** BEGIN **
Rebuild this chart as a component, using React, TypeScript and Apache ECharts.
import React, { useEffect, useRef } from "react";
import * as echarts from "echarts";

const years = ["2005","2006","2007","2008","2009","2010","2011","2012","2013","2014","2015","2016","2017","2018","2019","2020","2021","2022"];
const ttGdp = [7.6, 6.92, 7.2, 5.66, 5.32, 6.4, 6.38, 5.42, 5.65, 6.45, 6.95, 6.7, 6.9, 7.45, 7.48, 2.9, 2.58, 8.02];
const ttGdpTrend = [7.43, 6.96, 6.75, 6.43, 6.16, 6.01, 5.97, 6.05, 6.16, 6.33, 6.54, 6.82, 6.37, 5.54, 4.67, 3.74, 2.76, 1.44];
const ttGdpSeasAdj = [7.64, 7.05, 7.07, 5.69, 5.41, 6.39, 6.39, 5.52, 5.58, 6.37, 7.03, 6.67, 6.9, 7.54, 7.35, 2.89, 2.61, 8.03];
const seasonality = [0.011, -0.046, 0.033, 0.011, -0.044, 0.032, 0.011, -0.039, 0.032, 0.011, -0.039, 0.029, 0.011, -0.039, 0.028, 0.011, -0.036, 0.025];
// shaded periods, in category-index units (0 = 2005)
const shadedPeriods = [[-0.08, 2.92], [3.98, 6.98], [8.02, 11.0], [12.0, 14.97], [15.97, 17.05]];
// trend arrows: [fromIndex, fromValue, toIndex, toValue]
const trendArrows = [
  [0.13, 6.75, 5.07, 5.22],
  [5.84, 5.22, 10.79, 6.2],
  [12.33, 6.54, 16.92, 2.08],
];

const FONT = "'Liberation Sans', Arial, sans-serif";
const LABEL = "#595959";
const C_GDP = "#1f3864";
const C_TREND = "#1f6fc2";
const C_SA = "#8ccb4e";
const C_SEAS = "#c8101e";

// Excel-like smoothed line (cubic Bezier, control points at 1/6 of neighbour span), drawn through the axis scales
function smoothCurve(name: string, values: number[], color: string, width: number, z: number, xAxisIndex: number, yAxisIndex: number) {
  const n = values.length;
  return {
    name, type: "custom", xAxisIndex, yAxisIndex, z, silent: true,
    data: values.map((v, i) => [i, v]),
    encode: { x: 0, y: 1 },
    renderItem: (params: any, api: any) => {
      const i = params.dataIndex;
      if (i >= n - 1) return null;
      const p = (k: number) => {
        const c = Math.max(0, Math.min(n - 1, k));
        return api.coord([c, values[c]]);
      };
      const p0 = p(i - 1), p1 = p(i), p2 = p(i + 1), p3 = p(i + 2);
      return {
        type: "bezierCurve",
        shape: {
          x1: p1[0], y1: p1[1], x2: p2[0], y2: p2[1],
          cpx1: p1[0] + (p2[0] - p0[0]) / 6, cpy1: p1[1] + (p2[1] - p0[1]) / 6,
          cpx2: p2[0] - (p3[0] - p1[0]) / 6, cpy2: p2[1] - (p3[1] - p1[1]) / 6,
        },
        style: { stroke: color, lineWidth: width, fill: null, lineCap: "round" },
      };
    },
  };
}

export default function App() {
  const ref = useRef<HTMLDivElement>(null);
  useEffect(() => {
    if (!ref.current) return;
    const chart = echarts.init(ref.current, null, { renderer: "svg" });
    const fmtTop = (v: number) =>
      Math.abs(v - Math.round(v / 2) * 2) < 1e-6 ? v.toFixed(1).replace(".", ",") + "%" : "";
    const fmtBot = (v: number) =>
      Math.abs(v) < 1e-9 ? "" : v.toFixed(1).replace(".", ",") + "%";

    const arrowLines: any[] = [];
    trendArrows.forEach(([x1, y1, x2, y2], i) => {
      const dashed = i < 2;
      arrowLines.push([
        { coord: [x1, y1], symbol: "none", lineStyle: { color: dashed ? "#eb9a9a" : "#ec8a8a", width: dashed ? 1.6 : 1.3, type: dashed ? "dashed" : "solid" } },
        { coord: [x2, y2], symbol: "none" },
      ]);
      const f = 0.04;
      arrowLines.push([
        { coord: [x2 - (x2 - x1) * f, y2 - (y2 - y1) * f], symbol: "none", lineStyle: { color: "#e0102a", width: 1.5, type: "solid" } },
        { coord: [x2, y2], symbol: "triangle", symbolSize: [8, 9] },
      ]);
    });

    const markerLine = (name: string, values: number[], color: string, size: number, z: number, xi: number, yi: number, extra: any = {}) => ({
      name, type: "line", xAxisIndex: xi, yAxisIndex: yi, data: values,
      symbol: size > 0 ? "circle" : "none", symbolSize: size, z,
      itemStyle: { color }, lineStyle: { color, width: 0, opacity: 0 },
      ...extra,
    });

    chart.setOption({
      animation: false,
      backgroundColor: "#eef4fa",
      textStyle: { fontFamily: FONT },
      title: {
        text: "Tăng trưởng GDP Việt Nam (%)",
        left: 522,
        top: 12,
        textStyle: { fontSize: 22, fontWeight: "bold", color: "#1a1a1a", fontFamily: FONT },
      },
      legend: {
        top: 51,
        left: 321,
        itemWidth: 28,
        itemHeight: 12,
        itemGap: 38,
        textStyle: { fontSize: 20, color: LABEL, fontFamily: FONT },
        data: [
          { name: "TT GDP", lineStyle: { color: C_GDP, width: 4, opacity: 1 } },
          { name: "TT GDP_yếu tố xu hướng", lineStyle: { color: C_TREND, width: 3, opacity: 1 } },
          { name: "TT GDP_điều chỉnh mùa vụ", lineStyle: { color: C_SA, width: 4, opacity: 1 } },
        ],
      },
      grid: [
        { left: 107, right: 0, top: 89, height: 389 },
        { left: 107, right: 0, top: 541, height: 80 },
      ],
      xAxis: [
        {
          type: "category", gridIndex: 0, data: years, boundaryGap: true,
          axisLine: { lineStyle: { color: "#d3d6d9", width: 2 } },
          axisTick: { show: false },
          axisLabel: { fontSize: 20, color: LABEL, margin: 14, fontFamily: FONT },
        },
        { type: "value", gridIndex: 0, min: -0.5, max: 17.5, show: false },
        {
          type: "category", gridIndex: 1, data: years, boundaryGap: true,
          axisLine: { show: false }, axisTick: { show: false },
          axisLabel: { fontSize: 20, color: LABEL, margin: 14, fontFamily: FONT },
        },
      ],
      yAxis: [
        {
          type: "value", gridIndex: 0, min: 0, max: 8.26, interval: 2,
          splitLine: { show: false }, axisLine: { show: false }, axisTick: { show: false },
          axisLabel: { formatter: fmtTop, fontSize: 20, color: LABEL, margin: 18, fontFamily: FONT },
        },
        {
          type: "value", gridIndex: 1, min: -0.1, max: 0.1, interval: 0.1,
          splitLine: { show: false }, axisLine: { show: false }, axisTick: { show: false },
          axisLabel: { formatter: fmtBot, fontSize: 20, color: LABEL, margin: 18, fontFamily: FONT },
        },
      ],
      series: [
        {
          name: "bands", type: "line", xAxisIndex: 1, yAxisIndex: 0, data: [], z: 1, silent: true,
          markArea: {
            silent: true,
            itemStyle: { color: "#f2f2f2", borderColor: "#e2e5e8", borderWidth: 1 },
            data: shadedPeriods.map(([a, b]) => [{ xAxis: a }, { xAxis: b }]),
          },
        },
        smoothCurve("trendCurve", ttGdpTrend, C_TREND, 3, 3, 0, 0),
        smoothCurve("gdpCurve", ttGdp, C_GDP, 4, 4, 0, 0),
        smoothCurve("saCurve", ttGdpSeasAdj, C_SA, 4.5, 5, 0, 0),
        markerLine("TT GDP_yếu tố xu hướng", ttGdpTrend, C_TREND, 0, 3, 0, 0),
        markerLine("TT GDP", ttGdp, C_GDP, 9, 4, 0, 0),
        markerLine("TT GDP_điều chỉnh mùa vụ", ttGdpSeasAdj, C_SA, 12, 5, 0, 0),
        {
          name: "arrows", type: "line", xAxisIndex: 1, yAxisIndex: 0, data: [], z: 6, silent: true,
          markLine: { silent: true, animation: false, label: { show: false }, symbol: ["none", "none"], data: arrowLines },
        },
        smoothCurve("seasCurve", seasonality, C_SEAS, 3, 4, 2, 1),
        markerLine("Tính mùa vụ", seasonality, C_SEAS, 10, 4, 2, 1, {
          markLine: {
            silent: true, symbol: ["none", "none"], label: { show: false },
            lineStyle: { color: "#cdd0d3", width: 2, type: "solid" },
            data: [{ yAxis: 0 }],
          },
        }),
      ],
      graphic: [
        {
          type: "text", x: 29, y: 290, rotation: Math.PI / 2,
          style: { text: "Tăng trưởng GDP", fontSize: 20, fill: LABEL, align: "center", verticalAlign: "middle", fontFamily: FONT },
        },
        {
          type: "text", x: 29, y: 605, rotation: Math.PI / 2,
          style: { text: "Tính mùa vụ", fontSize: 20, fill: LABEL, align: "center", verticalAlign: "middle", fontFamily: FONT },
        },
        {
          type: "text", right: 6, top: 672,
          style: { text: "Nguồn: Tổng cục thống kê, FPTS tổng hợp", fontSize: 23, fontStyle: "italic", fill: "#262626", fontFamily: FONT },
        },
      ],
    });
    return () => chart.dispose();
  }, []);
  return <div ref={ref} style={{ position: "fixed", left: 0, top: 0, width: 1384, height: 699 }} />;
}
** END **
** BEGIN **
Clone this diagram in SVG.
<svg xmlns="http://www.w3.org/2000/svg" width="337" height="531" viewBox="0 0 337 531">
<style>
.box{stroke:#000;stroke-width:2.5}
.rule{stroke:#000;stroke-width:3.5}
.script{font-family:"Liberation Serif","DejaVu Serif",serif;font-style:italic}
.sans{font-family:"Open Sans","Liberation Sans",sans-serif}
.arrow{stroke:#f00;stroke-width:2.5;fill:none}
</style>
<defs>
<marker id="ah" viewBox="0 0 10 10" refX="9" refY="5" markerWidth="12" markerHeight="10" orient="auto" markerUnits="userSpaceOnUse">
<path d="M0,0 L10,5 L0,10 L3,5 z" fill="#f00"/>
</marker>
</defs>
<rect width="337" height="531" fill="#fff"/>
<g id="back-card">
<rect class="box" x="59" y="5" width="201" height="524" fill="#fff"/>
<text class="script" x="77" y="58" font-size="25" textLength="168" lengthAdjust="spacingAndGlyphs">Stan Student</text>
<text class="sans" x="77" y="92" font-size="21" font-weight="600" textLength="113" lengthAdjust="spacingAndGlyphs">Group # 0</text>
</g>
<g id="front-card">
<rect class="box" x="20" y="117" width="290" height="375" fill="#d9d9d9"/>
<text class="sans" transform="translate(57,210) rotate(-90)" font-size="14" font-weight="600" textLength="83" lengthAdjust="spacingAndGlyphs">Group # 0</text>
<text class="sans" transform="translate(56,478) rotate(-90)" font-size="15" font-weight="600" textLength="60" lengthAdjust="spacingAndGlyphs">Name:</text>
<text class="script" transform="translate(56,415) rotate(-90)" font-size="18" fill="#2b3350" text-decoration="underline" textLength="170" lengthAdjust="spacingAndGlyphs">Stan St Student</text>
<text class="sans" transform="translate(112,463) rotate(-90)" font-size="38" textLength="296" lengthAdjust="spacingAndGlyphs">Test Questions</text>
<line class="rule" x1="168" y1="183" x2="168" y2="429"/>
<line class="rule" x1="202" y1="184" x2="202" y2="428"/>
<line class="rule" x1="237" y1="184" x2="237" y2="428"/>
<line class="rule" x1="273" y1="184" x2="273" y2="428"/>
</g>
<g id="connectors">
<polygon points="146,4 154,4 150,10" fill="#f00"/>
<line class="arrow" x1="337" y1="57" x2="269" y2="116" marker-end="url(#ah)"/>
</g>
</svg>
** END **
▶ Written request: Scan the records for the string "React". Copy each line in which it appears.

▶ Answer for this exercise:
Rebuild this chart as a component, using React, TypeScript and Apache ECharts.
import React, { useEffect, useRef } from "react";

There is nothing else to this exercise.